Nvidia's strategies to accelerate AI development on GPUs with Kubernetes. Source: CNCF

Image:
Nvidia's strategies to accelerate AI development on GPUs with Kubernetes. Source: CNCF

At the KubeCon event in Paris this week, Nvidia engineers spoke of challenges and solutions for accelerating AI workloads using GPUs with Kubernetes.

Some measures involve Nvidia making its hardware and firmware more amenable to Kubernetes, while others will require extensions and addons to the cloud native orchestration platform.

During their keynote, engineering manager Sanjay Chatterjee introduced Nvidia Picasso, a generative AI foundry that allows businesses to build and deploy foundational models for computer vision. It is based on Kubernetes and supports the model development lifecycle from training to inference.

Nvidia, whose GitHub contains several libraries and pluggins for Kubernetes, will continue to support the development of AI infrastructure by contributing to the cloud native ecosystem around Picasso and elsewhere where it touches GPUs, Chatterjee said.

To expand the potential of GPUs for running AI workloads on Kubernetes, Nvidia is tackling several challenges at once, from low-level Kubernetes mechanisms for requesting GPU access to higher-level processes for mapping GPUs to workloads.

Chatterjee walked through three key areas of focus: topology-aware placement, fault tolerance and multi-dimensional optimisation.

Topology-aware placement is important for optimising GPU utilisation in large-scale clusters. By minimising the distance between nodes and the AI workloads, Nvidia aims to improve cluster occupancy and performance.

Fault-tolerant scheduling ensures the reliability of training jobs by adding visibility into the underlying GPU infrastructure, detecting faulty nodes early, and automatically redirecting workloads to new nodes when necessary. This is important for large jobs, such as AI model training, where faults can lead to performance bottlenecks and possible failure.

"Automated fault-tolerant scheduling, which is both reactive and proactive, is an essential requirement with scaling out in GPU clusters," Chatterjee explained.

Meanwhile multi-dimensional optimisation is about automatically balancing the sometimes opposing needs of developers, the business, cost and resiliency. "We need to think about a configurable, multi-objective optimisation framework that will make deterministic decisions by considering the global constraints in a GPU cluster."

Earlier this week Nvidia unveiled its latest B200 Blackwell GPU which, it claims, is twice as powerful as current GPUs for training AI models.

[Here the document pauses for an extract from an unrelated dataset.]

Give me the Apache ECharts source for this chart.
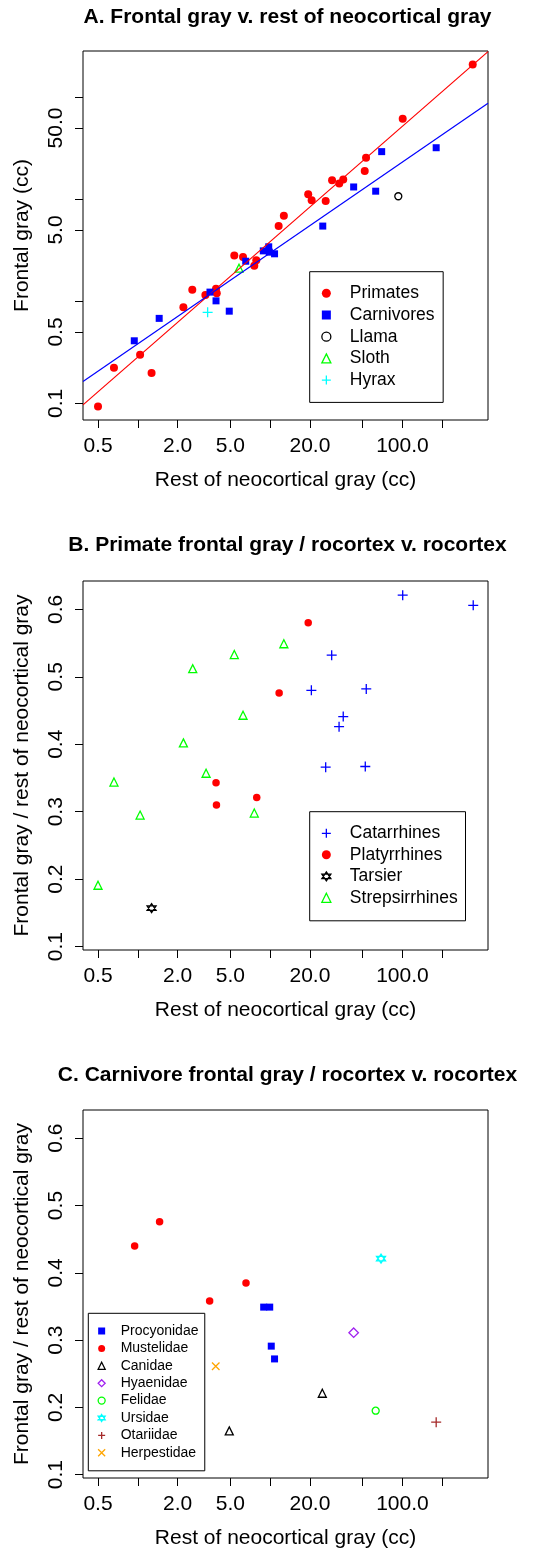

Blackwell brings more built-in hardware support for resiliency, and the Silicon Valley chip designer is actively engaging with the Kubernetes community to make the most of these advances to ease GPU scaling challenges.

"[We have] been engaging with the community on the low-level mechanisms to enable GPU resource management, and we will keep engaging to solve the GPU scale challenges as well," Chatterjee said.

In a related development, Kevin Klues, a distinguished engineer at Nvidia, discussed Dynamic Resource Allocation (DRA), a (relatively) new way of requesting resources in Kubernetes that gives third-party developers more control.

"It puts full control of the API to select and configure resources directly in the hands of third party developers," he said. "It also gives them the ability to precisely control how resources are shared between containers and pods, which is one of the main limitations of the existing device plugin API."

DRA, a Kubernetes API which is currently in alpha, complements Nvidia's efforts to optimise GPU utilisation and resource management, Klues explained.

Nvidia has become one of the world's most valuable companies thanks to the massive demand for GPUs to train and run AI models. Meanwhile Kubernetes is already widely used as a platform to support and deploy these models, but further integration will require an effort from both the chip designer and cloud native developers.

"For many, Kubernetes has already become [the default] platform. But we still have a lot of work to do before we can unlock the full potential of GPUs to accelerate AI workloads on Kubernetes," said Klues.